Friday, July 24, 2015
Review: Southpaw (2015)
'Southpaw' Is Hardly A Knockout, Yet Its Lead Actor Throws A Giant Punch
It would certainly make sense that, as part of the recent career roll he's been on, Jake Gyllenhaal would give another performance that throws a big punch, screaming "I'm back, baby!".
Southpaw follows the story of a boxer named Billy Hope (Jake Gyllenhaal) who seems like he is riding high until one night, a fellow boxer antagonizes him, resulting in a fight as well as the death of his wife (Rachel McAdams). Now, having lost everything including his daughter to child services, Hope must aim for a shot at redemption and get back in the ring.
I'll start off with the tour-de-force by Jake Gyllenhaal.
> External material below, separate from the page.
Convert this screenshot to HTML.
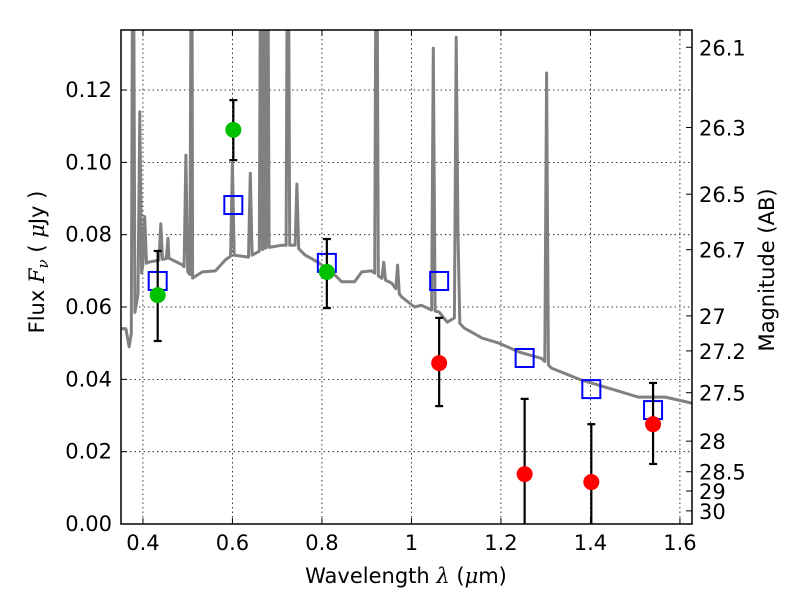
<!DOCTYPE html>
<html><head><meta charset="utf-8"><style>
body{margin:0;background:#fff}
svg{display:block;font-family:"DejaVu Sans","Liberation Sans",sans-serif}
</style></head><body>
<svg id="chart" width="800" height="600" viewBox="0 0 800 600" xmlns="http://www.w3.org/2000/svg">
<rect width="800" height="600" fill="#fff"/>
<g id="grid"></g>
<g id="plot"></g>
<g id="axes"></g>
<text x="406" y="583" font-size="21" text-anchor="middle">Wavelength  <tspan font-style="italic" font-family="DejaVu Serif,serif">λ</tspan> (<tspan font-style="italic" font-family="DejaVu Serif,serif">μ</tspan>m)</text>
<text transform="translate(44,262) rotate(-90)" font-size="21" text-anchor="middle">Flux  <tspan font-style="italic" font-family="DejaVu Serif,serif">F<tspan font-size="15" dy="4">ν</tspan></tspan><tspan dy="-4">  (  </tspan><tspan font-style="italic" font-family="DejaVu Serif,serif">μ</tspan>Jy )</text>
<text transform="translate(774,270) rotate(-90)" font-size="21" text-anchor="middle">Magnitude (AB)</text>
</svg>
<script>
const xTicks=[0.4,0.6,0.8,1.0,1.2,1.4,1.6];
const xTickLabels=["0.4","0.6","0.8","1","1.2","1.4","1.6"];
const yTicks=[0,0.02,0.04,0.06,0.08,0.10,0.12];
const yTickLabels=["0.00","0.02","0.04","0.06","0.08","0.10","0.12"];
const magTicks=[26.1,26.3,26.5,26.7,27,27.2,27.5,28,28.5,29,30];
const magTickLabels=["26.1","26.3","26.5","26.7","27","27.2","27.5","28","28.5","29","30"];
const contLam=[0.351,0.362,0.369,0.4,0.413,0.458,0.489,0.511,0.533,0.562,0.584,0.6,0.636,0.673,0.711,0.74,0.762,0.791,0.822,0.844,0.873,0.889,0.911,0.933,0.956,0.978,1.007,1.022,1.044,1.062,1.08,1.096,1.118,1.158,1.196,1.24,1.291,1.313,1.38,1.456,1.507,1.567,1.627];
const contFlux=[0.054,0.054,0.049,0.0716,0.0724,0.0735,0.0716,0.068,0.0697,0.070,0.073,0.0744,0.0738,0.0763,0.0771,0.0771,0.0744,0.0724,0.0697,0.067,0.067,0.0697,0.070,0.068,0.0666,0.0628,0.060,0.0605,0.0592,0.0586,0.0558,0.057,0.0542,0.0514,0.050,0.0476,0.0458,0.0431,0.0398,0.037,0.0351,0.0351,0.0334];
const lineLam=[0.378,0.393,0.404,0.44,0.456,0.496,0.509,0.6,0.64,0.664,0.671,0.678,0.724,0.744,0.922,0.938,0.969,1.049,1.100,1.104,1.302];
const linePeak=[0.2,0.114,0.085,0.083,0.079,0.102,0.2,0.0998,0.097,0.2,0.2,0.2,0.2,0.094,0.2,0.0724,0.0716,0.1316,0.1346,0.08,0.1247];
const photLam=[0.433,0.602,0.811];
const photFlux=[0.0633,0.109,0.0697];
const photErrHi=[0.0755,0.1172,0.0788];
const photErrLo=[0.0506,0.1006,0.0597];
const redLam=[1.062,1.253,1.402,1.54];
const redFlux=[0.0445,0.0138,0.0116,0.0276];
const redErrHi=[0.057,0.0346,0.0276,0.039];
const redErrLo=[0.0326,0,0,0.0166];
const modelLam=[0.433,0.602,0.811,1.062,1.253,1.402,1.54];
const modelFlux=[0.0672,0.0882,0.0722,0.0672,0.0459,0.0373,0.0315];

const L=121,R=692,T=30,B=524,xmin=0.351,xmax=1.627,ymax=0.1366;
const X=v=>L+(v-xmin)/(xmax-xmin)*(R-L);
const Y=v=>B-v/ymax*(B-T);
const magToFlux=m=>Math.pow(10,(23.9-m)/2.5);
const NS="http://www.w3.org/2000/svg";
function mk(tag,parent,attrs){const e=document.createElementNS(NS,tag);for(const k in attrs)e.setAttribute(k,attrs[k]);parent.appendChild(e);return e;}
const grid=document.getElementById('grid'),plot=document.getElementById('plot'),axes=document.getElementById('axes');

xTicks.forEach((t,i)=>{const x=X(t);
 let g=mk('line',grid,{x1:x,x2:x,y1:T,y2:B,stroke:'#000','stroke-width':0.8,'stroke-dasharray':'1.5,3'});
 
 mk('line',axes,{x1:x,x2:x,y1:B,y2:B-6,stroke:'#000'});
 mk('line',axes,{x1:x,x2:x,y1:T,y2:T+6,stroke:'#000'});
 let tx=mk('text',axes,{x:x,y:B+26,'font-size':21,'text-anchor':'middle'});tx.textContent=xTickLabels[i];
 
});
yTicks.forEach((t,i)=>{const y=Y(t);
 if(t>0){let g=mk('line',grid,{x1:L,x2:R,y1:y,y2:y,stroke:'#000','stroke-width':0.8,'stroke-dasharray':'1.5,3'});
 }
 mk('line',axes,{x1:L,x2:L+6,y1:y,y2:y,stroke:'#000'});
 let tx=mk('text',axes,{x:L-9,y:y+7,'font-size':21,'text-anchor':'end'});tx.textContent=yTickLabels[i];
 
});
magTicks.forEach((m,i)=>{const y=Y(magToFlux(m));
 mk('line',axes,{x1:R,x2:R-6,y1:y,y2:y,stroke:'#000'});
 let tx=mk('text',axes,{x:R+7,y:y+8,'font-size':21});tx.textContent=magTickLabels[i];
 
});

function cont(l){for(let i=0;i<contLam.length-1;i++){if(l<=contLam[i+1]){const f=(l-contLam[i])/(contLam[i+1]-contLam[i]);return contFlux[i]+f*(contFlux[i+1]-contFlux[i]);}}return contFlux[contFlux.length-1];}
let pts=[];let samp=contLam.slice();
lineLam.forEach(l=>{samp.push(l-0.004,l,l+0.004);});
samp.sort((a,b)=>a-b);
samp.forEach(l=>{let f=cont(l);lineLam.forEach((c,j)=>{if(Math.abs(l-c)<1e-6)f=Math.max(f,linePeak[j]);});pts.push(X(l).toFixed(1)+','+Y(f).toFixed(1));});
const cp=document.createElementNS(NS,'clipPath');cp.id='clip';mk('rect',cp,{x:L,y:T,width:R-L,height:B-T});plot.appendChild(cp);
let sp=mk('polyline',plot,{points:pts.join(' '),fill:'none',stroke:'#808080','stroke-width':3,'clip-path':'url(#clip)','stroke-linejoin':'round'});


function errbar(lam,hi,lo){const x=X(lam);const g=mk('g',plot,{stroke:'#000','stroke-width':2.2});
 
 mk('line',g,{x1:x,x2:x,y1:Y(hi),y2:Y(lo)});mk('line',g,{x1:x-4,x2:x+4,y1:Y(hi),y2:Y(hi)});
 if(lo>0)mk('line',g,{x1:x-4,x2:x+4,y1:Y(lo),y2:Y(lo)});}
modelLam.forEach((l,i)=>{let r=mk('rect',plot,{x:X(l)-9,y:Y(modelFlux[i])-9,width:18,height:18,fill:'none',stroke:'#0000ff','stroke-width':2});
 });
photLam.forEach((l,i)=>{errbar(l,photErrHi[i],photErrLo[i]);
 let c=mk('circle',plot,{cx:X(l),cy:Y(photFlux[i]),r:8,fill:'#00c000'});
 });
redLam.forEach((l,i)=>{errbar(l,redErrHi[i],redErrLo[i]);
 let c=mk('circle',plot,{cx:X(l),cy:Y(redFlux[i]),r:8,fill:'#ff0000'});
 });
let fr=mk('rect',axes,{x:L,y:T,width:R-L,height:B-T,fill:'none',stroke:'#000','stroke-width':1.5});

</script>
</body></html>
Having finally capitalized on his early promise he showed in films like Brokeback Mountain and Donnie Darko, Gyllenhaal continues the roll he is on with his work in this. The genius of his performance is that while he showcases Billy's redeemable qualities, he isn't afraid to show his negative sides as well and how he tends to take his rage in the ring outside of it. His Billy Hope wouldn't come within a mile radius of his Lou Bloom in Nightcrawler, further solidifying his chameleonic range and I am excited to see his next moves. Even though Rachel McAdams has limited screen time, she certainly makes the most of it as Billy's wife Maureen, who is the glue that holds him together. McAdams is given the typical "stressed out wife" role that we often see in sports or biopic movies, but she elevates it by providing a mix of warmth and quiet toughness. I also would like to acknowledge Oona Laurence, who plays Billy's daughter Leila. For such a young child actress, she not only plays the role as someone wise beyond her years, but doesn't play up the maturity factor and act too adult. Laurence simply portrays Leila as a girl going through the motions. Forest Whitaker also provides solid support as a former boxer who trains Billy for the climactic fight and also regularly trains young boys in the city to help them escape their environment.
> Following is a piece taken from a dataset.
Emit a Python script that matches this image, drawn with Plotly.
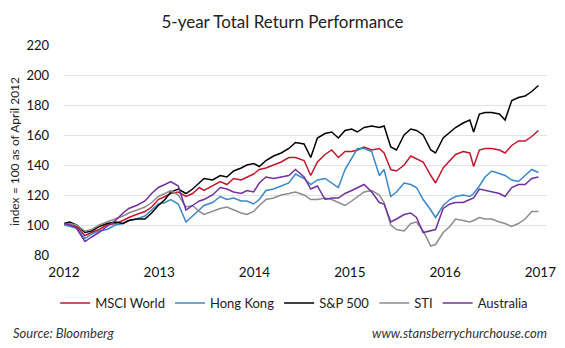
import plotly.graph_objects as go

# x positions in years (axis labels 2012..2017 evenly spaced)
years = [2012.00, 2012.06, 2012.13, 2012.22, 2012.29, 2012.37, 2012.45, 2012.54, 2012.62, 2012.68,
         2012.76, 2012.85, 2012.92, 2012.99, 2013.06, 2013.12, 2013.20, 2013.28, 2013.35, 2013.42,
         2013.47, 2013.56, 2013.64, 2013.71, 2013.78, 2013.86, 2013.92, 2013.99, 2014.05, 2014.12,
         2014.20, 2014.28, 2014.36, 2014.43, 2014.52, 2014.59, 2014.66, 2014.74, 2014.81, 2014.88,
         2014.95, 2015.02, 2015.08, 2015.15, 2015.23, 2015.31, 2015.36, 2015.43, 2015.49, 2015.57,
         2015.64, 2015.70, 2015.77, 2015.85, 2015.90, 2015.98, 2016.05, 2016.11, 2016.19, 2016.26,
         2016.30, 2016.36, 2016.42, 2016.49, 2016.57, 2016.63, 2016.70, 2016.77, 2016.84, 2016.91,
         2016.98]

sp500 = [101, 102, 100, 95, 96, 99, 101, 102, 101, 103,
         104, 104, 108, 113, 117, 122, 124, 121, 124, 128,
         131, 130, 133, 132, 136, 138, 140, 141, 139, 143,
         146, 148, 151, 155, 154, 145, 158, 161, 162, 158,
         163, 164, 162, 165, 166, 165, 166, 152, 150, 160,
         164, 163, 160, 150, 148, 158, 162, 165, 168, 170,
         162, 174, 175, 175, 174, 170, 183, 185, 186, 189,
         193]

msci_world = [100, 101, 99, 93, 95, 97, 100, 101, 103, 105,
              107, 109, 112, 117, 119, 121, 122, 119, 121, 125,
              123, 126, 129, 127, 131, 130, 132, 134, 137, 138,
              140, 142, 145, 145, 143, 133, 142, 147, 150, 145,
              149, 149, 150, 152, 150, 151, 148, 137, 136, 140,
              146, 144, 142, 133, 128, 138, 143, 147, 149, 148,
              139, 150, 151, 151, 150, 148, 153, 156, 156, 159,
              163]

hong_kong = [100, 99, 98, 91, 94, 96, 97, 100, 101, 103,
             104, 106, 110, 114, 115, 117, 114, 102, 106, 110,
             113, 115, 119, 117, 118, 116, 116, 114, 117, 123,
             124, 126, 128, 134, 131, 127, 130, 131, 128, 125,
             137, 145, 151, 151, 149, 133, 137, 119, 122, 128,
             127, 125, 117, 110, 105, 113, 117, 119, 120, 119,
             121, 126, 132, 136, 134, 133, 130, 129, 133, 137,
             135]

sti = [100, 101, 100, 96, 97, 100, 102, 104, 106, 108,
       110, 112, 115, 119, 121, 123, 120, 112, 113, 109,
       107, 109, 111, 112, 110, 108, 107, 109, 113, 117,
       118, 120, 121, 122, 120, 117, 117, 118, 117, 115,
       113, 116, 119, 122, 123, 120, 115, 100, 97, 96,
       101, 102, 96, 86, 87, 95, 99, 104, 103, 102,
       103, 105, 104, 104, 102, 101, 99, 101, 104, 109,
       109]

australia = [101, 100, 98, 89, 92, 95, 99, 103, 108, 111,
             113, 116, 121, 125, 127, 129, 126, 110, 113, 116,
             117, 120, 125, 124, 122, 121, 123, 122, 128, 132,
             131, 132, 133, 137, 132, 124, 126, 117, 118, 118,
             121, 123, 125, 127, 122, 115, 114, 102, 104, 107,
             108, 105, 95, 96, 97, 111, 114, 115, 115, 117,
             118, 124, 123, 122, 121, 119, 125, 127, 127, 131,
             132]

tick_years = [2012, 2013, 2014, 2015, 2016, 2017]
tick_labels = ["2012", "2013", "2014", "2015", "2016", "2017"]
y_ticks = [80, 100, 120, 140, 160, 180, 200, 220]

series = [
    ("MSCI World", msci_world, "#C0172D"),
    ("Hong Kong", hong_kong, "#3A88C9"),
    ("S&P 500", sp500, "#000000"),
    ("STI", sti, "#8C8C8C"),
    ("Australia", australia, "#7030A0"),
]

FONT = "Lato, 'Open Sans', sans-serif"

fig = go.Figure()
for name, vals, color in series:
    fig.add_trace(go.Scatter(x=years, y=vals, mode="lines", name=name,
                             line=dict(color=color, width=1.5)))

fig.update_layout(
    width=565, height=348,
    margin=dict(l=64, r=9, t=45, b=93),
    paper_bgcolor="white", plot_bgcolor="white",
    font=dict(family=FONT, size=13, color="#222222"),
    title=dict(text="5-year Total Return Performance", x=0.5, xref="container",
               y=1 - 22 / 348, yref="container", xanchor="center", yanchor="middle",
               font=dict(family=FONT, size=17, color="#222222")),
    showlegend=True,
    legend=dict(orientation="h", x=(55 - 64) / 492, xanchor="left",
                y=-(303 - 255) / 210, yanchor="middle",
                font=dict(family=FONT, size=13, color="#222222"),
                bgcolor="rgba(0,0,0,0)"),
    xaxis=dict(range=[2012, 2017.07], tickmode="array", tickvals=tick_years,
               ticktext=tick_labels, showgrid=False, zeroline=False, showline=False,
               ticks="outside", ticklen=5, tickcolor="rgba(0,0,0,0)",
               ticklabeloverflow="allow",
               tickfont=dict(family=FONT, size=13.5, color="#111111")),
    yaxis=dict(range=[80, 220], tickmode="array", tickvals=y_ticks,
               showgrid=True, gridcolor="#E3E3E3", gridwidth=1, zeroline=False,
               showline=False, ticklabelstandoff=14,
               tickfont=dict(family=FONT, size=13, color="#111111")),
    annotations=[
        dict(text="index = 100 as of April 2012", xref="paper", yref="paper",
             x=(13 - 64) / 492, y=(255 - 151) / 210, textangle=-90,
             xanchor="center", yanchor="middle", showarrow=False,
             font=dict(family=FONT, size=12, color="#222222")),
        dict(text="<i>Source: Bloomberg</i>", xref="paper", yref="paper",
             x=(10 - 64) / 492, y=-(333 - 255) / 210, xanchor="left", yanchor="middle",
             showarrow=False, font=dict(family=FONT, size=13, color="#333333")),
        dict(text="<i>www.stansberrychurchouse.com</i>", xref="paper", yref="paper",
             x=(558 - 64) / 492, y=-(333 - 255) / 210, xanchor="right", yanchor="middle",
             showarrow=False, font=dict(family=FONT, size=13, color="#333333")),
    ],
)

fig.write_html("out.html")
I also liked how it demonstrated the theme of trying to escape your environment. At first, it is hinted that Billy didn't have the greatest upbringing and that he grew up an orphan. But his upbringing slowly comes back to him as he loses his fortune and his daughter is put in Social Services. While I didn't feel that angle was explored enough, it is still interesting they went in that direction at least.
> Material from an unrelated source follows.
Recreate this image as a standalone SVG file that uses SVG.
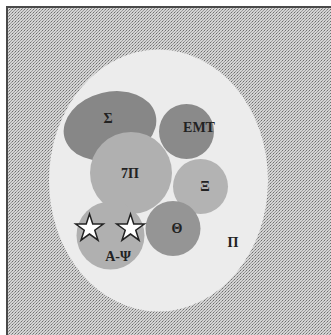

To me, the biggest problem lies in the script. Not only was it predictable, but it is sort of boxing you on the head with its sentimentality, begging you to feel sorry for the main character when he loses everything. I would've preferred they had just maybe kept the wife's death so that he would have one main motivation to get back in the ring and redeem himself for what happened. Thankfully, as Billy predictably changes his ways, Gyllenhaal handles his arc very nicely.
Overall, Southpaw is ridden with cliches, or "hit with too many punches", yet its material is elevated by Oscar-worthy work by its leading actor. He also has an astounding cast supporting them that elevate the material they are given as well.
Would I Recommend It?:
While the film is predictable, I would still recommend it just for Jake Gyllenhaal's performance that is mentally and physically transformative.